WHAT YOU HAVE TO DO ::
Give back all the data exactly, line by line.

---

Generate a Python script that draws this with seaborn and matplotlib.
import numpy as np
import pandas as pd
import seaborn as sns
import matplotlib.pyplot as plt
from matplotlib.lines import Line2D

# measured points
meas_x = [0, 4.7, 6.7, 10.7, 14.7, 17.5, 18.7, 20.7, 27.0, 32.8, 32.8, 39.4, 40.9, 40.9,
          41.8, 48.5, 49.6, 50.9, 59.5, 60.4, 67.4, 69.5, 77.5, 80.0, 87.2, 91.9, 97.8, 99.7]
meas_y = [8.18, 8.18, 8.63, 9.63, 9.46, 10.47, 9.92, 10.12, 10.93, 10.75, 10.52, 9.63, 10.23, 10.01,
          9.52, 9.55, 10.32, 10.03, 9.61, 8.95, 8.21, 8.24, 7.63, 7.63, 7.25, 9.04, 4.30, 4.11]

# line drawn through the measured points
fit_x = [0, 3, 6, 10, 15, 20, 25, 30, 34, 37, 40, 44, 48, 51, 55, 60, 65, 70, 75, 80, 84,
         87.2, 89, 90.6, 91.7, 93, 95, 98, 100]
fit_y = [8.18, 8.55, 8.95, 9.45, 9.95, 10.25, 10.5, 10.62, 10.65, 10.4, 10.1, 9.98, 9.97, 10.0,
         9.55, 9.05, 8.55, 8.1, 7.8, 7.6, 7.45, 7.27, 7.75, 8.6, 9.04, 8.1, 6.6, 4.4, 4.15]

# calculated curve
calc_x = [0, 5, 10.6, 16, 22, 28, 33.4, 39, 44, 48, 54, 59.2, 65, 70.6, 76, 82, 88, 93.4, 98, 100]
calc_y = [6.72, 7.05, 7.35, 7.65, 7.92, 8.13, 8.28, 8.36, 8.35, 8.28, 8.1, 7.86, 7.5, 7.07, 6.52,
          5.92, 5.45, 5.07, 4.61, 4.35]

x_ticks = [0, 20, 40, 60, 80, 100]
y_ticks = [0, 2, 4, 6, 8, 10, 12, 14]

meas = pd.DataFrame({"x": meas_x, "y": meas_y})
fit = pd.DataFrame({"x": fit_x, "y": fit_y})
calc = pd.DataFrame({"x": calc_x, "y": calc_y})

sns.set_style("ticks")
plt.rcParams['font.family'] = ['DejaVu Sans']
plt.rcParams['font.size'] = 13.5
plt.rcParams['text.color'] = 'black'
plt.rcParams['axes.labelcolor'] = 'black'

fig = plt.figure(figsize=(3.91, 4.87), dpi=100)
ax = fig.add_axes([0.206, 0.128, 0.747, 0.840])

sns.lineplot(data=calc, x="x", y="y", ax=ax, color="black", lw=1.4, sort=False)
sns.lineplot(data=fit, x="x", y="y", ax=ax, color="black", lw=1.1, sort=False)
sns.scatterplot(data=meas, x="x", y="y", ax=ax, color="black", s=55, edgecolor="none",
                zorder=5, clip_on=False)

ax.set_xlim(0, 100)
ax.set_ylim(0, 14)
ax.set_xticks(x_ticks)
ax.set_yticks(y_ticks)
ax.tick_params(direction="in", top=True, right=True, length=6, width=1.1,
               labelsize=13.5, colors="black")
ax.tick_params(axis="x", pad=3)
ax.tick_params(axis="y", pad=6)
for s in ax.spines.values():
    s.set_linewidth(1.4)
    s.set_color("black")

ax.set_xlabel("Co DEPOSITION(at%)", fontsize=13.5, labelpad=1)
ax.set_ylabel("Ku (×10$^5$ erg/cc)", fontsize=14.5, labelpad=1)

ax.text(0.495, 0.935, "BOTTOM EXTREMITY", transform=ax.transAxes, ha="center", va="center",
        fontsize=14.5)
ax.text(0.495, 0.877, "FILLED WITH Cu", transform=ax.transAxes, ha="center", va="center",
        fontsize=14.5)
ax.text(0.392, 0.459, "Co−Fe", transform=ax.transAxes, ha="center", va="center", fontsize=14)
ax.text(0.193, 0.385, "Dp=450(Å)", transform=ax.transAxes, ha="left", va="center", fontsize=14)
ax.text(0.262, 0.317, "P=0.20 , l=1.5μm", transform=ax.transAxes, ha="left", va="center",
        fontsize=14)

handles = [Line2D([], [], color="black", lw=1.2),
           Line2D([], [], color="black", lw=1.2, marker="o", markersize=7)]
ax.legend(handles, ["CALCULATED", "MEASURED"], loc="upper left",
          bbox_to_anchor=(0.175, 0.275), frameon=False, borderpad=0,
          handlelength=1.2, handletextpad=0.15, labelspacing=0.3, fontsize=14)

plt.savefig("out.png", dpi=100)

---

ANSWER TO THE PROBLEM ::
Generate a Python script that draws this with seaborn and matplotlib.
import numpy as np
import pandas as pd
import seaborn as sns
import matplotlib.pyplot as plt
from matplotlib.lines import Line2D

# measured points
meas_x = [0, 4.7, 6.7, 10.7, 14.7, 17.5, 18.7, 20.7, 27.0, 32.8, 32.8, 39.4, 40.9, 40.9,
          41.8, 48.5, 49.6, 50.9, 59.5, 60.4, 67.4, 69.5, 77.5, 80.0, 87.2, 91.9, 97.8, 99.7]
meas_y = [8.18, 8.18, 8.63, 9.63, 9.46, 10.47, 9.92, 10.12, 10.93, 10.75, 10.52, 9.63, 10.23, 10.01,
          9.52, 9.55, 10.32, 10.03, 9.61, 8.95, 8.21, 8.24, 7.63, 7.63, 7.25, 9.04, 4.30, 4.11]

# line drawn through the measured points
fit_x = [0, 3, 6, 10, 15, 20, 25, 30, 34, 37, 40, 44, 48, 51, 55, 60, 65, 70, 75, 80, 84,
         87.2, 89, 90.6, 91.7, 93, 95, 98, 100]
fit_y = [8.18, 8.55, 8.95, 9.45, 9.95, 10.25, 10.5, 10.62, 10.65, 10.4, 10.1, 9.98, 9.97, 10.0,
         9.55, 9.05, 8.55, 8.1, 7.8, 7.6, 7.45, 7.27, 7.75, 8.6, 9.04, 8.1, 6.6, 4.4, 4.15]

# calculated curve
calc_x = [0, 5, 10.6, 16, 22, 28, 33.4, 39, 44, 48, 54, 59.2, 65, 70.6, 76, 82, 88, 93.4, 98, 100]
calc_y = [6.72, 7.05, 7.35, 7.65, 7.92, 8.13, 8.28, 8.36, 8.35, 8.28, 8.1, 7.86, 7.5, 7.07, 6.52,
          5.92, 5.45, 5.07, 4.61, 4.35]

x_ticks = [0, 20, 40, 60, 80, 100]
y_ticks = [0, 2, 4, 6, 8, 10, 12, 14]

meas = pd.DataFrame({"x": meas_x, "y": meas_y})
fit = pd.DataFrame({"x": fit_x, "y": fit_y})
calc = pd.DataFrame({"x": calc_x, "y": calc_y})

sns.set_style("ticks")
plt.rcParams['font.family'] = ['DejaVu Sans']
plt.rcParams['font.size'] = 13.5
plt.rcParams['text.color'] = 'black'
plt.rcParams['axes.labelcolor'] = 'black'

fig = plt.figure(figsize=(3.91, 4.87), dpi=100)
ax = fig.add_axes([0.206, 0.128, 0.747, 0.840])

sns.lineplot(data=calc, x="x", y="y", ax=ax, color="black", lw=1.4, sort=False)
sns.lineplot(data=fit, x="x", y="y", ax=ax, color="black", lw=1.1, sort=False)
sns.scatterplot(data=meas, x="x", y="y", ax=ax, color="black", s=55, edgecolor="none",
                zorder=5, clip_on=False)

ax.set_xlim(0, 100)
ax.set_ylim(0, 14)
ax.set_xticks(x_ticks)
ax.set_yticks(y_ticks)
ax.tick_params(direction="in", top=True, right=True, length=6, width=1.1,
               labelsize=13.5, colors="black")
ax.tick_params(axis="x", pad=3)
ax.tick_params(axis="y", pad=6)
for s in ax.spines.values():
    s.set_linewidth(1.4)
    s.set_color("black")

ax.set_xlabel("Co DEPOSITION(at%)", fontsize=13.5, labelpad=1)
ax.set_ylabel("Ku (×10$^5$ erg/cc)", fontsize=14.5, labelpad=1)

ax.text(0.495, 0.935, "BOTTOM EXTREMITY", transform=ax.transAxes, ha="center", va="center",
        fontsize=14.5)
ax.text(0.495, 0.877, "FILLED WITH Cu", transform=ax.transAxes, ha="center", va="center",
        fontsize=14.5)
ax.text(0.392, 0.459, "Co−Fe", transform=ax.transAxes, ha="center", va="center", fontsize=14)
ax.text(0.193, 0.385, "Dp=450(Å)", transform=ax.transAxes, ha="left", va="center", fontsize=14)
ax.text(0.262, 0.317, "P=0.20 , l=1.5μm", transform=ax.transAxes, ha="left", va="center",
        fontsize=14)

handles = [Line2D([], [], color="black", lw=1.2),
           Line2D([], [], color="black", lw=1.2, marker="o", markersize=7)]
ax.legend(handles, ["CALCULATED", "MEASURED"], loc="upper left",
          bbox_to_anchor=(0.175, 0.275), frameon=False, borderpad=0,
          handlelength=1.2, handletextpad=0.15, labelspacing=0.3, fontsize=14)

plt.savefig("out.png", dpi=100)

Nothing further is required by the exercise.